It’s another tough week for Metroid fans, as Michael Wikan, the former lead designer on all three Metroid Prime games, took to Facebook to discuss why he thinks a Switch port of the Metroid Prime Trilogy isn’t likely to happen.
“The biggest issue is [that Retro Studios] no longer has functional editor tools to work with the Prime code base, so everything has to be “brute force” hard coded.
Rebuilding the hundreds of interaction sets in [Metroid Prime 3] alone, not to mention re-tuning the game play to take in the slower engagement pacing of conventional controls, would probably take a year with a 4-5 person team, full-time, by itself.”
Rumours of the re-release of the Metroid Prime Trilogy have been making the rounds since at least 2018, but nothing has ever come of them. If Wikan’s testimony is to be trusted — which it likely is, as someone intimately familiar with all three games — then it’s just a rumour, and no more.
“I am pretty skeptical it will happen. It was straightforward to update [Metroid Prime 1] and [Metroid Prime 2] to motion controls, but converting [Metroid Prime 3] to normal controls would be a herculean effort, as it is scripted very specifically using volumetric triggers to detect the motion in precise manners to do specific switches, and the bosses are tuned to take into account the ease of gestural aiming.”
It wouldn’t be the first time that a port has been rendered impossible by the lack of decent archiving and preservation in the games industry, either. Final Fantasy 8 was infamously not included in Square Enix’s re-releases of old Final Fantasy games in 2018 because the masters — the original code for the game — were lost. Even the games that did get saved in some form still involved having to recreate backgrounds and character art, because the art in the old games had been compressed to save space, and the HD versions had evidently been thrown away or lost.

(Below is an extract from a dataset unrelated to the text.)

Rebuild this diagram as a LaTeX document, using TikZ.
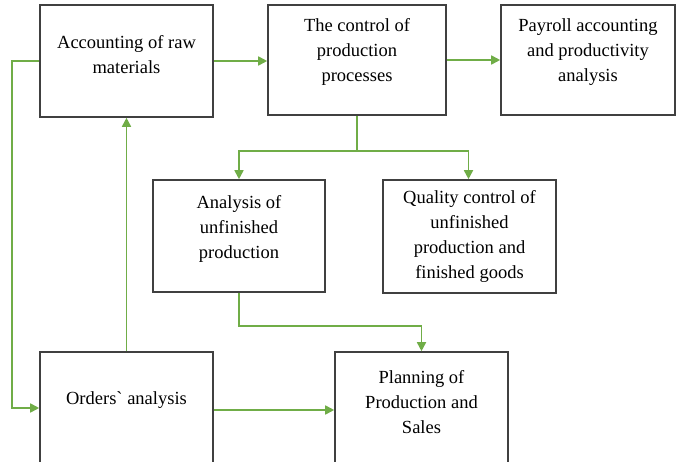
\documentclass[tikz,border=0pt]{standalone}
\usepackage{fontspec}
\setmainfont{Liberation Serif}
\usepackage{tikz}
\usetikzlibrary{positioning,arrows.meta,calc}
\definecolor{linkgreen}{RGB}{112,173,71}
\definecolor{boxgray}{RGB}{64,64,64}

\begin{document}
\begin{tikzpicture}[x=1pt,y=-1pt,
    box/.style={draw=boxgray,line width=1.6pt,inner sep=0pt},
    txt/.style={align=center,font=\fontsize{18.5}{25}\selectfont},
    link/.style={draw=linkgreen,line width=1.7pt,-{Triangle[length=9pt,width=9pt]}}]
  \useasboundingbox (0,0) rectangle (680,462);
  \clip (0,0) rectangle (680,462);
  % boxes
  \node[box,minimum width=173pt,minimum height=112pt] (A) at (126.5,61) {};
  \node[box,minimum width=178pt,minimum height=110pt] (B) at (357,60) {};
  \node[box,minimum width=174pt,minimum height=110pt] (C) at (588,60) {};
  \node[box,minimum width=172pt,minimum height=112pt] (D) at (239,236) {};
  \node[box,minimum width=173pt,minimum height=113pt] (E) at (469.5,236.5) {};
  \node[box,minimum width=173pt,minimum height=120pt] (F) at (126.5,412) {};
  \node[box,minimum width=173pt,minimum height=120pt] (G) at (421.5,412) {};
  % texts
  \node[txt] (At) at ($(A.center)+(0,-6)$) {Accounting of raw\\materials};
  \node[txt] (Bt) at ($(B.center)+(0,-8)$) {The control of\\production\\processes};
  \node[txt] (Ct) at ($(C.center)+(0,-8)$) {Payroll accounting\\and productivity\\analysis};
  \node[txt] (Dt) at ($(D.center)+(0,-7)$) {Analysis of\\unfinished\\production};
  \node[txt] (Et) at ($(E.center)+(0,0)$) {Quality control of\\unfinished\\production and\\finished goods};
  \node[txt] (Ft) at ($(F.center)+(0,-12)$) {Orders\textasciigrave{} analysis};
  \node[txt] (Gt) at ($(G.center)+(0,-10)$) {Planning of\\Production and\\Sales};
  % connectors
  \coordinate (split) at ($(B.south)+(0,35)$);
  \draw[link] (A.east) -- (A.east -| B.west);
  \draw[link] (B.east) -- (B.east -| C.west);
  \draw[link] (B.south) -- (split) -| (D.north);
  \draw[link] (split) -| ($(E.north)+(-1,0)$);
  \draw[link] (D.south) -- ++(0,33) -| (G.north);
  \draw[link] (F.north) -- (F.north |- A.south);
  \draw[link] (A.west) -- ++(-27,0) |- ($(F.west)+(0,-4)$);
  \draw[link] ($(F.east)+(0,-2)$) -- ($(G.west)+(0,-2)$);
\end{tikzpicture}
\end{document}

However, this year’s Skyward Sword re-release on the Switch has done what Wikan here says is “herculean”: rewriting a specifically motion-controlled game to be controlled “normally”. Perhaps Skyward Sword is a proof-of-concept for more Wii ports on the Switch — or, perhaps it’s something that takes a monumental amount of effort that only Nintendo themselves are able to afford.
Unfortunately, for now, it looks like Wikan has it right: the Metroid Prime Trilogy won’t be coming to Switch any time soon. Or ever. At least we have Metroid Prime 4 coming soon… right?